-- Start The input --

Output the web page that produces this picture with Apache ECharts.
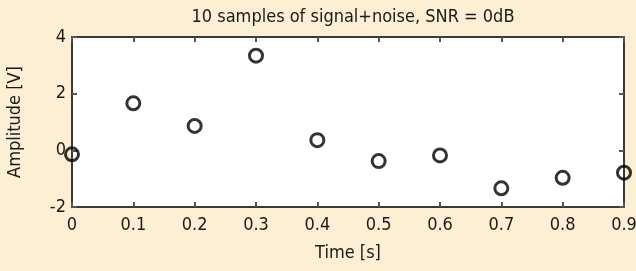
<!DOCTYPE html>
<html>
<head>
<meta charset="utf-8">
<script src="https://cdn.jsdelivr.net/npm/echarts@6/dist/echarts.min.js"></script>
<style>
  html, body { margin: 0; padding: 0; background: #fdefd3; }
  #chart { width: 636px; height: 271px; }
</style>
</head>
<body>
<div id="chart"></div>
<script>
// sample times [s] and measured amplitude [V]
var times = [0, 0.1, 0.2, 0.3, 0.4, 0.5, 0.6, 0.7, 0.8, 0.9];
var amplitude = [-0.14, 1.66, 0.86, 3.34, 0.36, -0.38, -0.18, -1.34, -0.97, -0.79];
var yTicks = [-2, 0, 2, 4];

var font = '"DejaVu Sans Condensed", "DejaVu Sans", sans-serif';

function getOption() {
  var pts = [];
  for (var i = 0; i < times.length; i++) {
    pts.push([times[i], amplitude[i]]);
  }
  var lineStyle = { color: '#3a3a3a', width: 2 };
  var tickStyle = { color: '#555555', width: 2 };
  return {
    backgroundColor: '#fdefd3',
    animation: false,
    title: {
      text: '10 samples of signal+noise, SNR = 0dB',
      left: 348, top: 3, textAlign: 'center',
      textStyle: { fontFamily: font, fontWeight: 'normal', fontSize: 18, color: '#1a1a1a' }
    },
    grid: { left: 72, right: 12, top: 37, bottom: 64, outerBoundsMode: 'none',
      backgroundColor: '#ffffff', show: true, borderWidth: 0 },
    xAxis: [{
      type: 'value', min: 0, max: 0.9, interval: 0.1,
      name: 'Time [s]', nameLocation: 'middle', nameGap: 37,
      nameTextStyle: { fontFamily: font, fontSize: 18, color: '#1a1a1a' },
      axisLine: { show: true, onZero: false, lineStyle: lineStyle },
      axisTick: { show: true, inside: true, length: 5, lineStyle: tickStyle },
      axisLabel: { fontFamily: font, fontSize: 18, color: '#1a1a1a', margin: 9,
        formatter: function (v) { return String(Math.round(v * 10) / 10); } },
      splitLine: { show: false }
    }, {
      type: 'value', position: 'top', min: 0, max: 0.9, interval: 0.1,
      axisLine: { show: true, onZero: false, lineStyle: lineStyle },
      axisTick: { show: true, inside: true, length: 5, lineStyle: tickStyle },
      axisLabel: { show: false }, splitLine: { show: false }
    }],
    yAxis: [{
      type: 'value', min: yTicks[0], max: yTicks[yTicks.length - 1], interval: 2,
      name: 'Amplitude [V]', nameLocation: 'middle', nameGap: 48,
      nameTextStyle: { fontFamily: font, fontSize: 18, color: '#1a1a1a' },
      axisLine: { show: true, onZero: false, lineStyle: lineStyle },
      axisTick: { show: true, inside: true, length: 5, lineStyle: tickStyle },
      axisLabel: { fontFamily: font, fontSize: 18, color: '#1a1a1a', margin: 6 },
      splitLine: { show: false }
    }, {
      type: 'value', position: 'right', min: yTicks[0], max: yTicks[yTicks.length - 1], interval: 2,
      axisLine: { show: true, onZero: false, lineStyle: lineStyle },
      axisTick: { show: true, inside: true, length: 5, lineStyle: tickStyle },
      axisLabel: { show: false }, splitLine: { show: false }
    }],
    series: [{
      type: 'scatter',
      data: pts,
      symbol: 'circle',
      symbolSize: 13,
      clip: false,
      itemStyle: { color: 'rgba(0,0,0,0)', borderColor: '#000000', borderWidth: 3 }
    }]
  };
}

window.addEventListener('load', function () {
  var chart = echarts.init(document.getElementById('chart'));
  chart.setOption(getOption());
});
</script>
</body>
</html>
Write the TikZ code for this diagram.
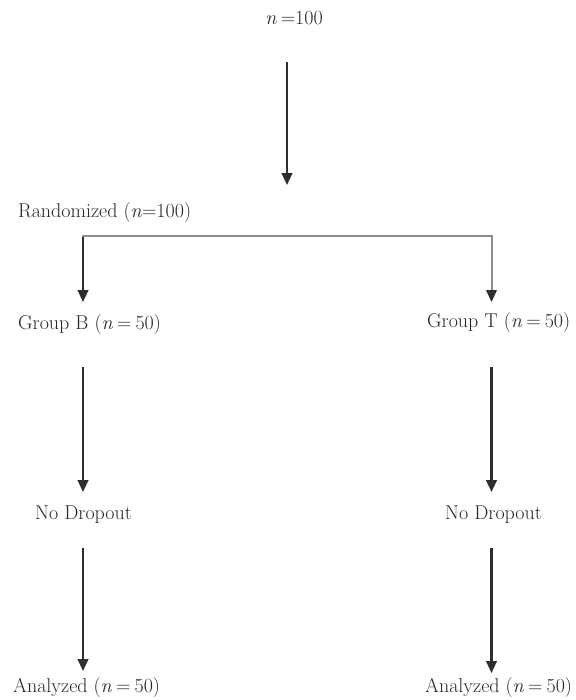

-- End The input --

Given problem: Tally how many lines in the material above hold the word "this". Write only that number.

Task answer: 2